Primo: i media di qualità hanno assolto il loro compito di informare, commentare, riflettere fornendo lo sfondo e il contesto. Persino la stampa scandalistica si è guardata dall’utilizzare cliché e stereotipi.
Secondo: gli omicidi hanno reso visibile una lacuna: sotto la pressione dell’attentato del 11 settembre i media per anni hanno dedicato poca attenzione alla mafia e alla criminalità organizzata.
Terzo: gli omicidi di Duisburg hanno avuto un ruolo molto importante nei media e proprio per questo – almeno per un certo periodo di tempo – da parte dei politici c’è stata una grossa disponibilità a collaborare e migliorare le condizioni per la lotta alla criminalità organizzata.
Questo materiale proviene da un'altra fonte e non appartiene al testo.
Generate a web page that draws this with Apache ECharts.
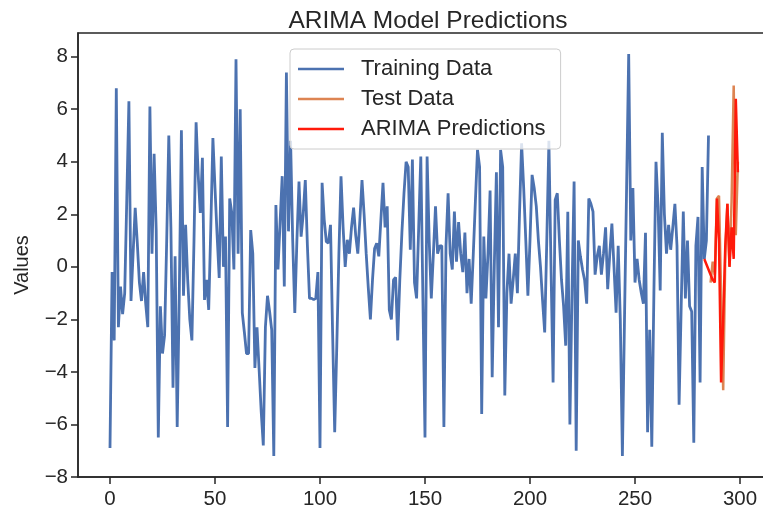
<!DOCTYPE html>
<html>
<head>
<meta charset="utf-8">
<script src="https://cdn.jsdelivr.net/npm/echarts@6/dist/echarts.min.js"></script>
<style>
html,body{margin:0;padding:0;background:#fff;overflow:hidden;}
#chart{width:775px;height:511px;}
</style>
</head>
<body>
<div id="chart"></div>
<script>
// ---- data ----
const trainValues = [
-6.9,-0.2,-2.8,6.8,-2.3,-0.75,-1.8,-1.0,2.6,6.3,
-1.3,0.5,2.25,0.9,-0.6,-1.3,-0.2,-1.4,-2.3,6.1,
0.5,4.3,1.4,-6.5,-1.5,-3.3,-2.6,1.0,5.0,1.5,
-4.6,0.4,-6.1,-1.0,5.2,-1.1,1.6,-0.5,-2.0,-2.8,
1.0,5.5,3.5,2.05,4.15,-1.26,-0.5,-1.64,1.5,4.9,
3.0,1.2,-0.42,4.2,0.0,1.15,-6.1,2.6,2.05,-0.1,
7.9,0.5,6.0,-1.75,-2.5,-3.3,-3.3,1.4,0.5,-3.85,
-2.3,-3.9,-5.5,-6.8,-2.3,-1.1,-1.7,-2.4,-7.2,2.35,
-0.1,1.7,3.45,-0.75,7.4,1.35,4.8,1.0,-1.76,1.0,
3.25,1.15,2.0,3.3,0.8,-1.2,-1.2,-1.25,-1.2,-0.2,
-6.9,3.2,1.8,0.96,0.9,1.6,-2.5,-6.3,-3.0,0.5,
3.45,1.5,0.0,1.03,0.5,1.5,2.25,1.2,0.5,1.8,
3.3,2.0,0.5,-0.8,-2.0,-0.5,0.7,0.9,0.4,1.8,
3.2,1.5,2.3,-1.64,-2.0,-0.5,-0.4,-2.8,-0.5,1.3,
2.8,4.0,3.8,0.65,4.08,-0.6,-1.2,1.5,4.2,-1.2,
-6.5,4.2,1.0,-1.2,0.5,2.3,0.5,0.8,0.8,-6.1,
0.8,2.8,0.5,-0.1,2.1,0.2,1.7,0.5,-0.2,1.3,
-1.0,0.3,-1.4,0.5,2.5,4.45,3.8,-5.6,1.15,-1.2,
0.5,2.9,-4.2,0.0,3.6,-2.3,4.45,3.8,-4.9,-1.0,
0.5,-1.4,-0.5,0.5,-1.0,2.0,4.7,3.0,1.0,-1.1,
1.0,3.5,3.0,2.3,1.0,0.0,-1.3,-2.5,1.0,4.8,
0.0,-4.4,2.55,2.8,1.0,-0.5,-1.5,-3.0,2.1,-6.0,
-1.0,3.25,-7.0,1.0,0.4,-0.1,-0.5,-1.4,2.6,2.4,
2.1,-0.3,0.4,0.8,-0.3,0.5,1.5,-0.85,0.5,1.65,
0.0,-1.75,0.8,-2.0,-7.2,-2.0,3.0,8.1,1.0,3.0,
-0.6,0.3,-0.5,-1.0,-1.4,1.3,-6.3,-2.4,-6.85,-1.0,
4.0,2.3,-0.9,5.1,2.0,0.5,1.6,0.65,1.5,2.4,
0.8,-5.25,-1.5,2.1,-1.2,1.0,-1.5,-1.7,-6.7,0.8,
1.9,-4.4,3.8,0.3,1.0,5.0
];
const testStart = 286;
const testValues = [-0.6,0.2,-0.3,2.6,2.7,-1.0,-4.7,0.5,2.4,0.0,2.5,6.9,1.2,4.0];
const predStart = 283;
const predValues = [0.3,0.1,-0.1,-0.3,-0.5,-0.6,2.6,1.0,-4.4,-2.0,0.8,2.4,0.0,1.5,0.3,6.4,3.6];
const xTicks = [0,50,100,150,200,250,300];
const yTicks = [-8,-6,-4,-2,0,2,4,6,8];
const seriesNames = ['Training Data','Test Data','ARIMA Predictions'];
const seriesColors = ['#4c72b0','#dd8452','#ff1a0a'];

const fmt = v => String(v).replace('-', '\u2212');
const FONT = '"Liberation Sans", Arial, sans-serif';
const INK = '#262626';

const chart = echarts.init(document.getElementById('chart'), null, {renderer:'canvas'});
chart.setOption({
  animation:false,
  backgroundColor:'#fff',
  title:{
    text:'ARIMA Model Predictions',
    left:423, top:4, textAlign:'center',
    textStyle:{fontFamily:FONT,fontSize:24.5,fontWeight:'normal',color:INK}
  },
  graphic:[{
    type:'text', x:22, y:265, rotation:Math.PI/2,
    style:{text:'Values', fontFamily:FONT, fontSize:20, fill:INK, textAlign:'center', textVerticalAlign:'middle'}
  }],
  legend:{
    orient:'vertical', left:290, top:49,
    data:seriesNames,
    icon:'rect', itemWidth:46, itemHeight:2.5, itemGap:8,
    padding:[9,15,9,8],
    backgroundColor:'rgba(255,255,255,0.8)',
    borderColor:'#cccccc', borderWidth:1, borderRadius:4,
    textStyle:{fontFamily:FONT,fontSize:22,color:INK,padding:[0,0,0,12]}
  },
  grid:{left:78, top:33, right:8, bottom:34, show:true, borderColor:INK, borderWidth:1.5, backgroundColor:'transparent'},
  xAxis:{
    type:'value', min:-15.24, max:312.86,
    splitLine:{show:false},
    axisLine:{show:true,onZero:false,lineStyle:{color:INK,width:1.5}},
    axisTick:{show:true,length:7,lineStyle:{color:INK,width:1.5},customValues:xTicks},
    axisLabel:{fontFamily:FONT,fontSize:20.5,color:INK,margin:12,customValues:xTicks,formatter:fmt}
  },
  yAxis:{
    type:'value', min:-8, max:8.9,
    splitLine:{show:false},
    axisLine:{show:true,onZero:false,lineStyle:{color:INK,width:1.5}},
    axisTick:{show:true,length:7,lineStyle:{color:INK,width:1.5},customValues:yTicks},
    axisLabel:{fontFamily:FONT,fontSize:20.5,color:INK,margin:10,customValues:yTicks,formatter:fmt}
  },
  series:[
    {name:seriesNames[0],type:'line',showSymbol:false,z:2,
     data:trainValues.map((v,i)=>[i,v]),
     lineStyle:{color:seriesColors[0],width:2.8},itemStyle:{color:seriesColors[0]}},
    {name:seriesNames[1],type:'line',showSymbol:false,z:3,
     data:testValues.map((v,i)=>[testStart+i,v]),
     lineStyle:{color:seriesColors[1],width:2.5},itemStyle:{color:seriesColors[1]}},
    {name:seriesNames[2],type:'line',showSymbol:false,z:4,
     data:predValues.map((v,i)=>[predStart+i,v]),
     lineStyle:{color:seriesColors[2],width:2.5},itemStyle:{color:seriesColors[2]}}
  ]
});
</script>
</body>
</html>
Quarto: clichè e stereotipi soddisfano piuttosto la visione (tedesco-) italiana del fenomeno. In parte per come gli italiani stanno al gioco quando si tratta di scherzare con il romanticismo sui mafiosi per distrarre dalle loro attività e dal mondo parallelo in cui alcuni mafiosi vivono. Il rimprovero che i tedeschi sarebbero rimasti alla vecchia immagine stereotipata per cui la mafia è soprattutto un affare italiano non ha avuto alcun riscontro nella stampa di qualità.
Quinto: entrambi i paesi devono colmare un gap informativo: sanno troppo poco l’uno dell’altro correndo così spesso il rischio di cadere negli stereotipi, e soprattutto di alimentare malintesi. Gli addetti al settore delle rispettive culture che si sono occupati di questo caso dovrebbero usare le esperienze raccolte e aprirsi al dialogo in favore di una cronaca che corrisponda il più possibile al vero per entrambi i paesi.
Se anche in un primo momento questo studio sul modo in cui i media tedeschi hanno raccontato la strage di Duisburg ha portato a risultati diversi, ne risulta alla fine uno importante e comune: la stampa tedesca di qualità non ricorre più a vecchi clichè come “spaghetti con il revolver”.